Coins or cards? Royal Canadian Mint draws inspiration from New France
'It was widely available at the time so that they could actually keep the economy going'
What's old is new again.
Four coins have been released by the Royal Canadian Mint in the fashion of playing cards from the 17th century.
In the late 1600s, coins arriving from France were in short supply. As a result, playing cards were used as currency in New France, including at the Fortress of Louisbourg.
"It took months for these coins to come over and sometimes these coins would just never arrive at all," said Erica Maga, product manager with the Royal Canadian Mint.
Why use cards as currency?
Maga said the cards were a reasonable solution to shortages at the time.
"It was something they were able to easily identify," said Maga. "They could write on the back and they could inscribe some sort of a value to these pieces of playing cards.
"It was widely available at the time so that they could actually keep the economy going and make sure the soldiers would get paid while they waited for their actual coins to arrive."
The set features four kings, one from each suit.
Each coin piece contains 1.5 ounces of fine silver.
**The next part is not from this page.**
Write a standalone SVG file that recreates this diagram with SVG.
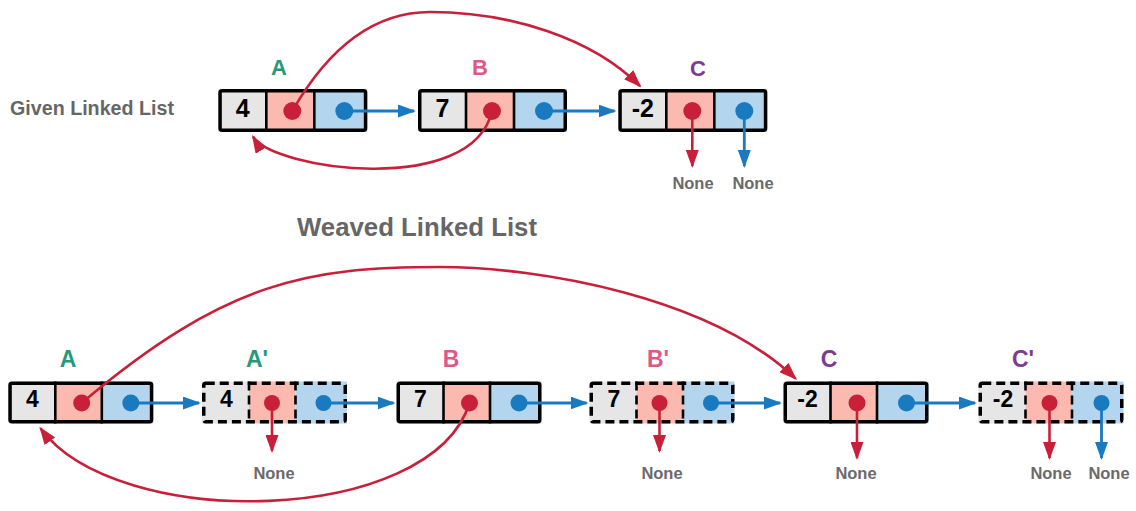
<svg xmlns="http://www.w3.org/2000/svg" width="1136" height="511" viewBox="0 0 1136 511">
<defs>
<style>
.bg{fill:#ffffff}
.cg{fill:#e6e6e6}
.cp{fill:#fcb9b0}
.cb{fill:#b3d6ee}
.bx{fill:none;stroke:#000;stroke-width:3.5}
.dv{stroke:#000;stroke-width:2.6}
.ds{stroke-dasharray:9 5}
.dr{fill:#c8203b}
.db{fill:#1a7abf}
.val{font-family:"Liberation Sans",Arial,sans-serif;font-weight:bold;fill:#000;text-anchor:middle}
.lbl{font-family:"Liberation Sans",Arial,sans-serif;font-weight:bold;text-anchor:middle}
.la{fill:#26997a}
.lb{fill:#e0588a}
.lc{fill:#7d3c8f}
.none{font-family:"Liberation Sans",Arial,sans-serif;font-weight:bold;font-size:16.5px;fill:#6a6a6a;text-anchor:middle}
.ttl{font-family:"Liberation Sans",Arial,sans-serif;font-weight:bold;fill:#666666}
.lr{fill:none;stroke:#c8203b;stroke-width:2.6}
.lbl2{fill:none;stroke:#1a7abf;stroke-width:2.8}
</style>
<marker id="ar" markerUnits="userSpaceOnUse" markerWidth="18" markerHeight="13" viewBox="0 0 18 13" refX="16" refY="6.5" orient="auto"><path d="M0,0 L18,6.5 L0,13 Z" fill="#c8203b"/></marker>
<marker id="ab" markerUnits="userSpaceOnUse" markerWidth="18" markerHeight="13" viewBox="0 0 18 13" refX="16" refY="6.5" orient="auto"><path d="M0,0 L18,6.5 L0,13 Z" fill="#1a7abf"/></marker>
</defs>
<rect class="bg" x="0" y="0" width="1136" height="511"/>

<text class="ttl" x="10" y="114.5" font-size="19.5" textLength="164" lengthAdjust="spacingAndGlyphs">Given Linked List</text>
<text class="ttl" x="297" y="236" font-size="25" textLength="240" lengthAdjust="spacingAndGlyphs">Weaved Linked List</text>

<!-- top row -->
<g id="top-A">
<text class="lbl la" x="279" y="75" font-size="22">A</text>
<g transform="translate(218.3,89)">
<rect class="cg" x="0" y="0" width="48" height="43"/><rect class="cp" x="48" y="0" width="48" height="43"/><rect class="cb" x="96" y="0" width="53" height="43"/>
<line class="dv" x1="48" y1="0" x2="48" y2="43"/><line class="dv" x1="96" y1="0" x2="96" y2="43"/>
<rect class="bx" x="1.75" y="1.75" width="145.5" height="39.5" rx="2"/>
<text class="val" x="24.5" y="27.7" font-size="25">4</text>
<circle class="dr" cx="74" cy="22" r="9"/><circle class="db" cx="126" cy="22" r="9"/>
</g>
</g>
<g id="top-B">
<text class="lbl lb" x="480" y="75" font-size="22">B</text>
<g transform="translate(418,89)">
<rect class="cg" x="0" y="0" width="48" height="43"/><rect class="cp" x="48" y="0" width="48" height="43"/><rect class="cb" x="96" y="0" width="53" height="43"/>
<line class="dv" x1="48" y1="0" x2="48" y2="43"/><line class="dv" x1="96" y1="0" x2="96" y2="43"/>
<rect class="bx" x="1.75" y="1.75" width="145.5" height="39.5" rx="2"/>
<text class="val" x="24.5" y="27.7" font-size="25">7</text>
<circle class="dr" cx="74" cy="22" r="9"/><circle class="db" cx="126" cy="22" r="9"/>
</g>
</g>
<g id="top-C">
<text class="lbl lc" x="698" y="76" font-size="22">C</text>
<g transform="translate(618.3,89)">
<rect class="cg" x="0" y="0" width="48" height="43"/><rect class="cp" x="48" y="0" width="48" height="43"/><rect class="cb" x="96" y="0" width="53" height="43"/>
<line class="dv" x1="48" y1="0" x2="48" y2="43"/><line class="dv" x1="96" y1="0" x2="96" y2="43"/>
<rect class="bx" x="1.75" y="1.75" width="145.5" height="39.5" rx="2"/>
<text class="val" x="24.5" y="27.7" font-size="25">-2</text>
<circle class="dr" cx="74" cy="22" r="9"/><circle class="db" cx="126" cy="22" r="9"/>
</g>
</g>

<!-- bottom row -->
<g id="bot-A">
<text class="lbl la" x="68" y="367" font-size="23">A</text>
<g transform="translate(8.3,381.5)">
<rect class="cg" x="0" y="0" width="47" height="42"/><rect class="cp" x="47" y="0" width="46.5" height="42"/><rect class="cb" x="93.5" y="0" width="51.5" height="42"/>
<line class="dv" x1="47" y1="0" x2="47" y2="42"/><line class="dv" x1="93.5" y1="0" x2="93.5" y2="42"/>
<rect class="bx" x="1.75" y="1.75" width="141.5" height="38.5" rx="2"/>
<text class="val" x="24" y="25.5" font-size="23">4</text>
<circle class="dr" cx="73.4" cy="21.5" r="8.5"/><circle class="db" cx="122.5" cy="21.5" r="8.5"/>
</g>
</g>
<g id="bot-A-copy">
<text class="lbl la" x="257" y="367" font-size="23">A'</text>
<g transform="translate(202,381.5)">
<rect class="cg" x="0" y="0" width="47" height="42"/><rect class="cp" x="47" y="0" width="46.5" height="42"/><rect class="cb" x="93.5" y="0" width="51.5" height="42"/>
<line class="dv ds" x1="47" y1="0" x2="47" y2="42"/><line class="dv ds" x1="93.5" y1="0" x2="93.5" y2="42"/>
<rect class="bx ds" x="1.75" y="1.75" width="141.5" height="38.5" rx="2"/>
<text class="val" x="24.5" y="25.5" font-size="23">4</text>
<circle class="dr" cx="70" cy="21.5" r="8"/><circle class="db" cx="121.5" cy="21.5" r="8"/>
</g>
</g>
<g id="bot-B">
<text class="lbl lb" x="451" y="367" font-size="23">B</text>
<g transform="translate(396.5,381.5)">
<rect class="cg" x="0" y="0" width="47" height="42"/><rect class="cp" x="47" y="0" width="46.5" height="42"/><rect class="cb" x="93.5" y="0" width="51.5" height="42"/>
<line class="dv" x1="47" y1="0" x2="47" y2="42"/><line class="dv" x1="93.5" y1="0" x2="93.5" y2="42"/>
<rect class="bx" x="1.75" y="1.75" width="141.5" height="38.5" rx="2"/>
<text class="val" x="24" y="25.5" font-size="23">7</text>
<circle class="dr" cx="73" cy="21.5" r="8.5"/><circle class="db" cx="122.5" cy="21.5" r="8.5"/>
</g>
</g>
<g id="bot-B-copy">
<text class="lbl lb" x="658" y="367" font-size="23">B'</text>
<g transform="translate(589.5,381.5)">
<rect class="cg" x="0" y="0" width="47" height="42"/><rect class="cp" x="47" y="0" width="46.5" height="42"/><rect class="cb" x="93.5" y="0" width="51.5" height="42"/>
<line class="dv ds" x1="47" y1="0" x2="47" y2="42"/><line class="dv ds" x1="93.5" y1="0" x2="93.5" y2="42"/>
<rect class="bx ds" x="1.75" y="1.75" width="141.5" height="38.5" rx="2"/>
<text class="val" x="24.5" y="25.5" font-size="23">7</text>
<circle class="dr" cx="70" cy="21.5" r="8"/><circle class="db" cx="121.5" cy="21.5" r="8"/>
</g>
</g>
<g id="bot-C">
<text class="lbl lc" x="829" y="367" font-size="23">C</text>
<g transform="translate(783.5,381.5)">
<rect class="cg" x="0" y="0" width="47" height="42"/><rect class="cp" x="47" y="0" width="46.5" height="42"/><rect class="cb" x="93.5" y="0" width="51.5" height="42"/>
<line class="dv" x1="47" y1="0" x2="47" y2="42"/><line class="dv" x1="93.5" y1="0" x2="93.5" y2="42"/>
<rect class="bx" x="1.75" y="1.75" width="141.5" height="38.5" rx="2"/>
<text class="val" x="24" y="25.5" font-size="23">-2</text>
<circle class="dr" cx="73.5" cy="21.5" r="8.5"/><circle class="db" cx="123" cy="21.5" r="8.5"/>
</g>
</g>
<g id="bot-C-copy">
<text class="lbl lc" x="1023" y="367" font-size="23">C'</text>
<g transform="translate(978.5,381.5)">
<rect class="cg" x="0" y="0" width="47" height="42"/><rect class="cp" x="47" y="0" width="46.5" height="42"/><rect class="cb" x="93.5" y="0" width="51.5" height="42"/>
<line class="dv ds" x1="47" y1="0" x2="47" y2="42"/><line class="dv ds" x1="93.5" y1="0" x2="93.5" y2="42"/>
<rect class="bx ds" x="1.75" y="1.75" width="141.5" height="38.5" rx="2"/>
<text class="val" x="24.5" y="25.5" font-size="23">-2</text>
<circle class="dr" cx="71" cy="21.5" r="8"/><circle class="db" cx="123" cy="21.5" r="8"/>
</g>
</g>

<g id="connectors">
<!-- top row -->
<path class="lbl2" d="M344,111 H414" marker-end="url(#ab)"/>
<path class="lbl2" d="M544,111 H614.5" marker-end="url(#ab)"/>
<path class="lr" d="M292.3,111 C317,68 360,12 430,12 C510,12 592,38 640,86" marker-end="url(#ar)"/>
<path class="lr" d="M492,111 C472,198 272.6,169.3 253,136.7" marker-end="url(#ar)"/>
<path class="lr" d="M692.3,111 V166" marker-end="url(#ar)"/>
<path class="lbl2" d="M744.3,111 V166" marker-end="url(#ab)"/>
<!-- bottom row -->
<path class="lbl2" d="M130.8,403 H199" marker-end="url(#ab)"/>
<path class="lbl2" d="M323.5,403 H393.5" marker-end="url(#ab)"/>
<path class="lbl2" d="M519,403 H586.5" marker-end="url(#ab)"/>
<path class="lbl2" d="M711,403 H780" marker-end="url(#ab)"/>
<path class="lbl2" d="M906.5,403 H975" marker-end="url(#ab)"/>
<path class="lr" d="M81.7,403 C227,280 310,267 440,267 C540,267 710,297 795.6,378.6" marker-end="url(#ar)"/>
<path class="lr" d="M469.5,403 C431,526.5 116,532 40.5,428.3" marker-end="url(#ar)"/>
<path class="lr" d="M272,403 V451" marker-end="url(#ar)"/>
<path class="lr" d="M659.5,403 V451" marker-end="url(#ar)"/>
<path class="lr" d="M857,403 V458" marker-end="url(#ar)"/>
<path class="lr" d="M1049.5,403 V458" marker-end="url(#ar)"/>
<path class="lbl2" d="M1101.5,403 V458" marker-end="url(#ab)"/>
</g>

<g id="none-labels">
<text class="none" x="693" y="189">None</text>
<text class="none" x="753" y="189">None</text>
<text class="none" x="274" y="479">None</text>
<text class="none" x="662" y="479">None</text>
<text class="none" x="856" y="479">None</text>
<text class="none" x="1051" y="479">None</text>
<text class="none" x="1109" y="479">None</text>
</g>
</svg>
The shape, however, isn't typical for a coin.
"What we've been able to do is take a round coin and make it rectangular and then we've added colour to them as well," said Maga. "So they're reminiscent of playing cards but they're actually metal coins."
She said the mint worked with a historian from the Fortress of Louisbourg, which was founded in 1713, to ensure authenticity.
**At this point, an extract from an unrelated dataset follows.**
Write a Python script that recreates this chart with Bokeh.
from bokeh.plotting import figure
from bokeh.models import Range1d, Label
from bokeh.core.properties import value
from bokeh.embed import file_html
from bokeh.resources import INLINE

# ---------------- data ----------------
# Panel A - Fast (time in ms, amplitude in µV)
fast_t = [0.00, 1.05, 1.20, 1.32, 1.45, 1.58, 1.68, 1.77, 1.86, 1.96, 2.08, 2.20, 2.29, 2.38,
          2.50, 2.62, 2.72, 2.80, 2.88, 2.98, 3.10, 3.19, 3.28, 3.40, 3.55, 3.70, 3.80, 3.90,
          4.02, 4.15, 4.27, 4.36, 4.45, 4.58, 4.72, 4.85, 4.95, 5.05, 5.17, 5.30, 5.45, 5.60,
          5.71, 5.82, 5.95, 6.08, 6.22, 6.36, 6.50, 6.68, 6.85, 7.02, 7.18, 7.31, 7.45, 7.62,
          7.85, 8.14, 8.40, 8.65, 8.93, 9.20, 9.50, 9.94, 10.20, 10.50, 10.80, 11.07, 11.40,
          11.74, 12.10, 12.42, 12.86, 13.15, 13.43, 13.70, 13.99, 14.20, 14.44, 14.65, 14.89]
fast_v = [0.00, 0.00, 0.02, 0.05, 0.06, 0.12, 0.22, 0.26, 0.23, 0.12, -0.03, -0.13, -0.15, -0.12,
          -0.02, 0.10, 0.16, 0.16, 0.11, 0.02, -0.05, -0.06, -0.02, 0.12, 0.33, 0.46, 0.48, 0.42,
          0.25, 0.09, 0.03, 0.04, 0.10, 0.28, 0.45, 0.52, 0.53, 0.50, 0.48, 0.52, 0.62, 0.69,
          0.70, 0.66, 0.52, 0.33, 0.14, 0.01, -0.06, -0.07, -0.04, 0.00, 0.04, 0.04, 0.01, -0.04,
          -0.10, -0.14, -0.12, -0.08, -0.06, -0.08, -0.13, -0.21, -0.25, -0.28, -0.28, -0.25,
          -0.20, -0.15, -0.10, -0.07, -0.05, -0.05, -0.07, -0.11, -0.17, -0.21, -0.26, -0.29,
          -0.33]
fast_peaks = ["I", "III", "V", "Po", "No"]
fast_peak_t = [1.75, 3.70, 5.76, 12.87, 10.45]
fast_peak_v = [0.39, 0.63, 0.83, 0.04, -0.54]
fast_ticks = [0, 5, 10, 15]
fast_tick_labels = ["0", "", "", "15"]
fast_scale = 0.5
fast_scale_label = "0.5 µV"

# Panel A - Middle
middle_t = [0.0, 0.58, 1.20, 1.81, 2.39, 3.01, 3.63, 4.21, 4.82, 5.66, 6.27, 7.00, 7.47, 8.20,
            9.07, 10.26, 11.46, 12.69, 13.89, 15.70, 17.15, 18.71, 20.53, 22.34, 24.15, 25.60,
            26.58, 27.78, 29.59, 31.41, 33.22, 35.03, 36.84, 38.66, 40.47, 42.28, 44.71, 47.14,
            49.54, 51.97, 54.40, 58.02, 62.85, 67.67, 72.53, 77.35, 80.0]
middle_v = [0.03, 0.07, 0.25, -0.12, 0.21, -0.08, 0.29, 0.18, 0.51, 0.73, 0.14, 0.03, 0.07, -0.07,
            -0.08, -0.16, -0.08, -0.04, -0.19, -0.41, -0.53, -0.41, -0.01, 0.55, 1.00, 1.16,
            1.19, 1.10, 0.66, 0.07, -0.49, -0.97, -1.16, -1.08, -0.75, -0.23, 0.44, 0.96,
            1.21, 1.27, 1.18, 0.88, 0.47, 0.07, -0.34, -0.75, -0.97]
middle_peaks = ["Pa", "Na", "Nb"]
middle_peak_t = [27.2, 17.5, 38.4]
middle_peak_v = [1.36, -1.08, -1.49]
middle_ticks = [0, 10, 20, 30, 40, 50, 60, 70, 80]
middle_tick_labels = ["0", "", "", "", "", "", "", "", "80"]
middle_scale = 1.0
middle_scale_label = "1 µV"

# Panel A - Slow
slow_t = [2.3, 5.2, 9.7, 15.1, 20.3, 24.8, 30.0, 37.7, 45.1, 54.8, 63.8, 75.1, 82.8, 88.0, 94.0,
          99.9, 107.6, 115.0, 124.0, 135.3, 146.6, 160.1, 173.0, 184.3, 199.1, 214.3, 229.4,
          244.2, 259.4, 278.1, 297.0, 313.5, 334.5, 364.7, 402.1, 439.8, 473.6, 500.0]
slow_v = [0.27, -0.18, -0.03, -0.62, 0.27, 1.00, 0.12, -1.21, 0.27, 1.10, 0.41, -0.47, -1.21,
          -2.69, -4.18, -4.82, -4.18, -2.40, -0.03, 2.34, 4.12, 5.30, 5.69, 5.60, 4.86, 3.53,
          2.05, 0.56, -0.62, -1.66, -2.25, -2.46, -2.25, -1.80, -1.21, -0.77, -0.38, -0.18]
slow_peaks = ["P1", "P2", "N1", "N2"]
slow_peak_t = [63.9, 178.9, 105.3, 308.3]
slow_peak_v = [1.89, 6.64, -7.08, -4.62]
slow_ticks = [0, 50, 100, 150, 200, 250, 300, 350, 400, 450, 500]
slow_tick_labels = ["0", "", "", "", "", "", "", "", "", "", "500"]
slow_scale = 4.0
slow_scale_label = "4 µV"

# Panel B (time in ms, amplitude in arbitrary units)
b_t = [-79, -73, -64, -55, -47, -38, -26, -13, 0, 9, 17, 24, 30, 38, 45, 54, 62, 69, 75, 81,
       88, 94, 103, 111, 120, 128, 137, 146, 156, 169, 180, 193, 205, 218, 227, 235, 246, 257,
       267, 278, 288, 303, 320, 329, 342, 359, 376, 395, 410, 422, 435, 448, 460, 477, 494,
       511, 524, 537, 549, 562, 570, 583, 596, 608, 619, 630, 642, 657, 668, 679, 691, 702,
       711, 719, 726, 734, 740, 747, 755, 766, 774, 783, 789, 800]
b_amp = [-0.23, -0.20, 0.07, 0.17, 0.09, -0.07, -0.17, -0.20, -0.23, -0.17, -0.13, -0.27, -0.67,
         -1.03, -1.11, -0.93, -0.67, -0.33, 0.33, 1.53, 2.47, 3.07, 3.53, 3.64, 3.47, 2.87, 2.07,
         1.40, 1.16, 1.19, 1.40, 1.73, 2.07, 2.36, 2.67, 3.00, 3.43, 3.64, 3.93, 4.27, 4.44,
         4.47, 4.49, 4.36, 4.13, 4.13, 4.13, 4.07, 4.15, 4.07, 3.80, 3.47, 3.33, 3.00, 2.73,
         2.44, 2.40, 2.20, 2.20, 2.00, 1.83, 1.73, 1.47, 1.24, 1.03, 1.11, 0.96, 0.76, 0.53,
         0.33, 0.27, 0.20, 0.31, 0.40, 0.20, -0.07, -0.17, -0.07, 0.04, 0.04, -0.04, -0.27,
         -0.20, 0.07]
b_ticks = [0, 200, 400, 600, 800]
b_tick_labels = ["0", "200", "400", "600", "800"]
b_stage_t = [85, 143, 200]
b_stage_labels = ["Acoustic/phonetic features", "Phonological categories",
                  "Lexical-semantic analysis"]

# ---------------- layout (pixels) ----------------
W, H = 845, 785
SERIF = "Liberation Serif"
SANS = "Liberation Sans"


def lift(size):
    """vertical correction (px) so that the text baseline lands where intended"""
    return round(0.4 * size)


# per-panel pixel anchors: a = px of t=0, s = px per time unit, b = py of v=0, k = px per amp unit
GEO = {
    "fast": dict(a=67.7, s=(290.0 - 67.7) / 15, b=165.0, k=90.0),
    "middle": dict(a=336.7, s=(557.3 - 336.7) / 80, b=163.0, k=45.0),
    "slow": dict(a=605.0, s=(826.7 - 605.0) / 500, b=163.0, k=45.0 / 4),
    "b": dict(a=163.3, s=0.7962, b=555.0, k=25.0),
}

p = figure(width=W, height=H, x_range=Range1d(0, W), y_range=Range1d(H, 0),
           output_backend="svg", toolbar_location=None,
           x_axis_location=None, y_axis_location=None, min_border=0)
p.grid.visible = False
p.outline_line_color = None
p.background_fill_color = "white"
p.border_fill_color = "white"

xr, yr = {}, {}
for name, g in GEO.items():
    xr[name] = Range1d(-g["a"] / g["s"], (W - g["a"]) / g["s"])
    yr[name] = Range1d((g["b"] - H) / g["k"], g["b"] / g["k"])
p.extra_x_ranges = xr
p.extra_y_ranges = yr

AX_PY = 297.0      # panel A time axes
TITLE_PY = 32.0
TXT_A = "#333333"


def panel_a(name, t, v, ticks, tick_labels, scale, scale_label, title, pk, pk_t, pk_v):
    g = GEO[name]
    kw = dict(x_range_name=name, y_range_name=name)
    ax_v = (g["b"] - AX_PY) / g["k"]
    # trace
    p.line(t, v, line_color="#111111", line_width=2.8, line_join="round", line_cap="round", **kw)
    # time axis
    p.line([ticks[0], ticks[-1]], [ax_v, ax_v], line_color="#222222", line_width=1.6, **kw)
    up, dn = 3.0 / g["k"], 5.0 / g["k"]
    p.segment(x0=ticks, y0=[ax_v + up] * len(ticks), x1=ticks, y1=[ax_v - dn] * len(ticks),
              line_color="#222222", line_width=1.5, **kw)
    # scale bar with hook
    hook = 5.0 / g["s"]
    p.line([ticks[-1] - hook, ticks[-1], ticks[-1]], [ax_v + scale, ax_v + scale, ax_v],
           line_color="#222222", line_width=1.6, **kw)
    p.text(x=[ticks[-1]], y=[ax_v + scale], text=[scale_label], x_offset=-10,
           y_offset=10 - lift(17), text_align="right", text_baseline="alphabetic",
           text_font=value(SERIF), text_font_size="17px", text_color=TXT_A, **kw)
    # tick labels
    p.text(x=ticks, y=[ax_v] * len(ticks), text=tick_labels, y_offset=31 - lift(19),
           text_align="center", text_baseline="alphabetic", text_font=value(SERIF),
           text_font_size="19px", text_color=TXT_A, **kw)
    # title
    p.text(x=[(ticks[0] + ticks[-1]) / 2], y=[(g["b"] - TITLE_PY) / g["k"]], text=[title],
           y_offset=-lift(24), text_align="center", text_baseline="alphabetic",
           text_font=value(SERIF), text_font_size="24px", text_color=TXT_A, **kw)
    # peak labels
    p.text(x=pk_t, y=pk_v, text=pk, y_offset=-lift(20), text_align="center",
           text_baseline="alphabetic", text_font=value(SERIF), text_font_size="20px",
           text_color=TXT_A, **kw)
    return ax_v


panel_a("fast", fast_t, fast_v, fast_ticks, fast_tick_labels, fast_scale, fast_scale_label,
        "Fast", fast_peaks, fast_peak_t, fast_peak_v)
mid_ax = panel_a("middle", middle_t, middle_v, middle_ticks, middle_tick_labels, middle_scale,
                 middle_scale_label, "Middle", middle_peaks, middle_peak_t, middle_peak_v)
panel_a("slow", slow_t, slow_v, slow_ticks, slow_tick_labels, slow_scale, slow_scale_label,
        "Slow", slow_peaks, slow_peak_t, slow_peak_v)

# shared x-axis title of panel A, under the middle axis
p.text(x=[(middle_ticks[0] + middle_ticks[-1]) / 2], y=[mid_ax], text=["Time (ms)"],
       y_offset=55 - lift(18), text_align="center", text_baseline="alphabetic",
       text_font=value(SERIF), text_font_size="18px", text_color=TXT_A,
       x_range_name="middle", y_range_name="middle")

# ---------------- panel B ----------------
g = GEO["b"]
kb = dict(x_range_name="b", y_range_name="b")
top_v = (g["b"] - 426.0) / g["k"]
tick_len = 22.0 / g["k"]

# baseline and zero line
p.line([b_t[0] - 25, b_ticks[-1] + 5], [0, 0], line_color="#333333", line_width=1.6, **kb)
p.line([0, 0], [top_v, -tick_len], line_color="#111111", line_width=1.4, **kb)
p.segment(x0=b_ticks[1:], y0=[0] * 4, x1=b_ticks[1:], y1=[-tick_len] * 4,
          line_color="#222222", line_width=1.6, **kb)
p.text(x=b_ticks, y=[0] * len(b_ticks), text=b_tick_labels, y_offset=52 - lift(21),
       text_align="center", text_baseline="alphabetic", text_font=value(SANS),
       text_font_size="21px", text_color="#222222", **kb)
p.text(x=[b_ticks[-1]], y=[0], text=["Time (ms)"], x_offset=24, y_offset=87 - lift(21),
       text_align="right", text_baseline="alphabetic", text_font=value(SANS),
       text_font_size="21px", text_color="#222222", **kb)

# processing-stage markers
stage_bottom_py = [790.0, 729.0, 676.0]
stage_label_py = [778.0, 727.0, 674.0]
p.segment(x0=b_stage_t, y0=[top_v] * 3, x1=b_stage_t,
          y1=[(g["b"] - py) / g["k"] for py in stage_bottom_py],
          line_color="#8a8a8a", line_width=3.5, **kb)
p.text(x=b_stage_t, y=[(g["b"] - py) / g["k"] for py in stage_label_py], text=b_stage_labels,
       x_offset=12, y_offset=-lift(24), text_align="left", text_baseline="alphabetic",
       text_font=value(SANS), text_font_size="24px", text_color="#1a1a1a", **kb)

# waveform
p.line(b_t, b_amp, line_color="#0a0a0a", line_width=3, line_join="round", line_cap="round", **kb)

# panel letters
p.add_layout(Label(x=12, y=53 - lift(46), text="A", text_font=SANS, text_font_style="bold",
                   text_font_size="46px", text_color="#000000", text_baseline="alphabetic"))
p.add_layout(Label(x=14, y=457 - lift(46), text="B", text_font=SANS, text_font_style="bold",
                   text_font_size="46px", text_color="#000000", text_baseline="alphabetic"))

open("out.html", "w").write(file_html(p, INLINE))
"Part of our process of developing coins is we have to find an expert to vet these designs and the text and everything that we want to show on the coins and make sure we're being as factually accurate as possible," said Maga.
She said the mint has a group of customers and collectors who appreciate history-themed coins.
The mint released something similar about a decade ago. Those were a big hit and Maga expects the new box set to be popular as well.
"This is a really interesting story and a piece of Canadian history that is quite local," she said.